Overview of the scraper
The Cloudflare Radar scraper allows you to quickly determine the category of a website by its domain name.
Results can be saved in the format and structure you need, thanks to the built-in powerful templater Template Toolkit which allows applying additional logic to the results and outputting data in various formats, including JSON, SQL and CSV
Data Collected
Data is collected from the radar.cloudflare.com service
- Site categories
Use Cases
- Determining which site category a domain belongs to
Queries
The queries should be a list of domains, for example:
a-parser.com
yandex.ru
google.com
vk.com
facebook.com
youtube.com
Output Results Examples
A-Parser supports flexible result formatting thanks to the built-in templater Template Toolkit, which allows it to output results in an arbitrary form, as well as in structured formats such as CSV or JSON
Default Output
Result format:
$query: $categories.format('$name, ')\n
Example result showing categories and their descriptions:
a-parser.com: Business, Business & Economy,
yandex.ru: News & Media, Entertainment,
vk.com: Social Networks, Society & Lifestyle,
youtube.com: Video Streaming, Entertainment,
facebook.com: Social Networks, Society & Lifestyle,
google.com: Search Engines, Technology,
Output in CSV table
Result format:
[% FOREACH categories;
tools.CSVline(name, desc);
END %]
Example result:
Business,"Sites related to business."
"Business & Economy","Sites that are related to business, economy, finance, education, science and technology."
"Social Networks","Sites that facilitate interaction and networking between people."
"Society & Lifestyle","Sites related to lifestyle that are not included in other categories like fashion, food & drink etc."
"Social Networks","Sites that facilitate interaction and networking between people."
"Society & Lifestyle","Sites related to lifestyle that are not included in other categories like fashion, food & drink etc."
"Search Engines","Sites that allow users to search for content using keywords."
Technology,"Sites related to technology that are not included in the science category."
"News & Media","Sites related to news and media."
Entertainment,"Sites related to entertainment that are not includeded in other categories like Comic books, Audio streaming, Video streaming etc."
Dump Results to JSON
Общий формат результата:
[% IF notFirst;
",\n";
ELSE;
notFirst = 1;
END;
obj = {};
obj.query = query;
obj.categories = [];
FOREACH item IN p1.categories;
obj.categories.push({
name = item.name
desc = item.desc
});
END;
obj.json %]
Начальный текст:
[
Конечный текст:
]
Example result:
[{"query":"yandex.ru","categories":[{"desc":"Sites related to news and media.","name":"News & Media"},{"desc":"Sites related to entertainment that are not includeded in other categories like Comic books, Audio streaming, Video streaming etc.","name":"Entertainment"}]},{"query":"google.com","categories":[{"desc":"Sites that allow users to search for content using keywords.","name":"Search Engines"},{"desc":"Sites related to technology that are not included in the science category.","name":"Technology"}]},{"query":"a-parser.com","categories":[{"desc":"Sites related to business.","name":"Business"},{"desc":"Sites that are related to business, economy, finance, education, science and technology.","name":"Business & Economy"}]}]

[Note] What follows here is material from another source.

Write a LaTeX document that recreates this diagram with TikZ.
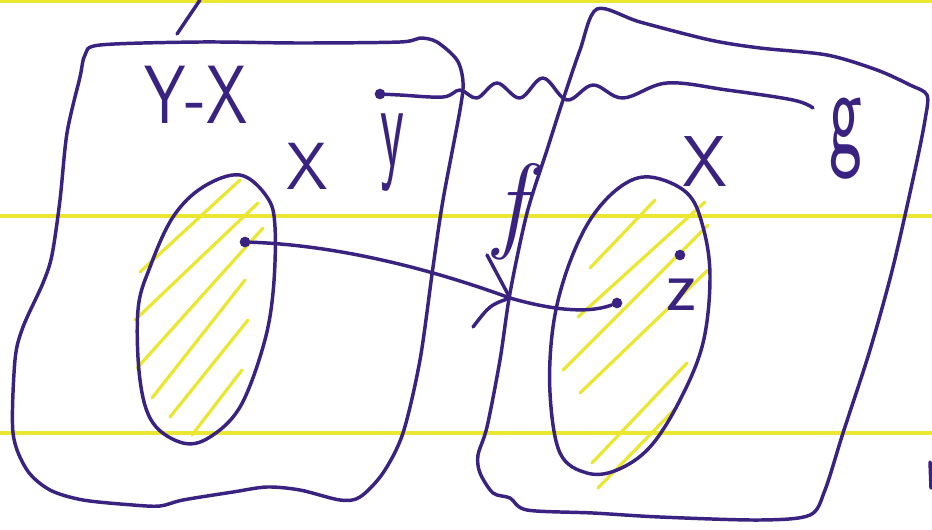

For the "Start Text" and "End Text" options to be available in the Job Editor, you need to activate "More Options".
Available Settings
| Parameter Name | Default Value | Description |
|---|---|---|
| Bypass CloudFlare with Chrome Max Pages | 10 | Max number of pages when bypassing CF via Chrome |
| Bypass CloudFlare with Chrome Headless | ☑ | If enabled, the browser will not be displayed during CF bypass via Chrome |
| Use session | ☑ | Saves good sessions, which allows scraping even faster, getting fewer errors. |